VARIAZIONI TEATRALI PER PIANOFORTE E SUICIDIO
Può un’esecuzione al pianoforte uccidere una persona? Può una parola colpire a morte un amico? Ad ascoltare il racconto di Thomas Bernhard, una simile tragedia è possibile. L’opera musicale in questione è la BWV 988 di Johann S. Bach, conosciuta meglio col nome di Variazioni Goldberg; la parola è Il soccombente utilizzata come fosse un soprannome, che dà il titolo al romanzo-monologo (Adelphi, 1983), ridotto per il palcoscenico da Ruggero Cappuccio. In scena, una piramide luminosa, ispirata alla tomba di Maria Cristina d’Austria, fa da cornice funebre a un pianoforte a coda, simbolo del più alto valore artistico. Attorno tre personaggi, anzi forse uno soltanto, un narratore che racconta una storia, assai contorta e densa di sfumature psicologiche, di tre amici che insieme hanno condiviso un corso per pianoforte tenuto da Vladimir Horowitz a Salisburgo: uno è lui, unico sopravvissuto, l’altro è Wertheimer, il soccombente, e il terzo è Glenn Gould, il più eccelso virtuoso della tastiera del secolo scorso. Continueranno a frequentarsi anche in seguito e trascorreranno periodi insieme, a casa di Gould abituato a convivere ormai solo con Bach.
Da questa considerazione comincia a prendere consistenza l’intima tragedia di Wertheimer, il più debole dei tre, il quale, dopo aver ascoltato le Variazioni suonate da Glenn, entra nella «trappola mortale della sua vita». E quando l’altro si accorge del cambiamento che il povero Wertheimer ha verso lo strumento lo definisce un soccombente. Pronuncia quella parola ad alta voce, normalmente, senza preconcetti, non accorgendosi che sta annientando la vita di un suo amico.

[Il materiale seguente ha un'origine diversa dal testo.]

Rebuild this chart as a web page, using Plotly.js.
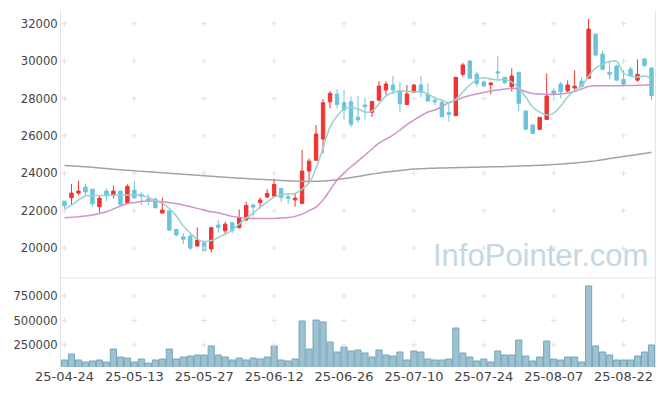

Tra Wertheimer e il personaggio narrante nasce un’intensa dialettica che abbraccia profonde introspettive dell’animo umano: il dramma del non riuscire a comprendere la realtà che ci circonda, quindi le insicurezze che crescono, i complessi; la necessità di amare e di essere amati, ma anche quella di essere liberi di detestare qualcuno o qualcosa (sembra che Gould odiasse la Svizzera, oltre al suo pubblico; l’altro, il pianoforte e la musica, tanto da preferire uno strumento completamente scordato). Si parla, naturalmente della follia degli uomini («E Glenn era il più lucido di tutti i folli!»); dell’infelicità che potrebbe essere la base della felicità; ma soprattutto si evoca la morte. La morte naturale, come quella che ha colto Gould a 51 anni con un ictus, e del suicidio, come Wertheimer ha scelto di farla finita, anche lui a 51 anni, ventotto anni dopo che Glenn gli disse di essere un soccombente. E chissà se impiccandosi Wertheimer abbia cercato di centrare il suo obbiettivo per scongiurare quel nomignolo. Se così fosse, in realtà, sarebbe l’unico ad aver volontariamente raggiunto lo scopo definitivo.
Il cerchio sembra chiudersi, ma non si chiuderà mai. Resta lui, il terzo uomo, vivo e ormai solo, a raccontarci le ragioni per cui la sorella (la soave voce di Francesca Gabucci) di Wertheimer fosse così invischiata in questa storia, ma in realtà è soltanto apparenza, perché Wertheimer (Martino D’Amico) ammirava talmente tanto Glenn Gould che ha cercato di imitarlo seguendolo nella fine.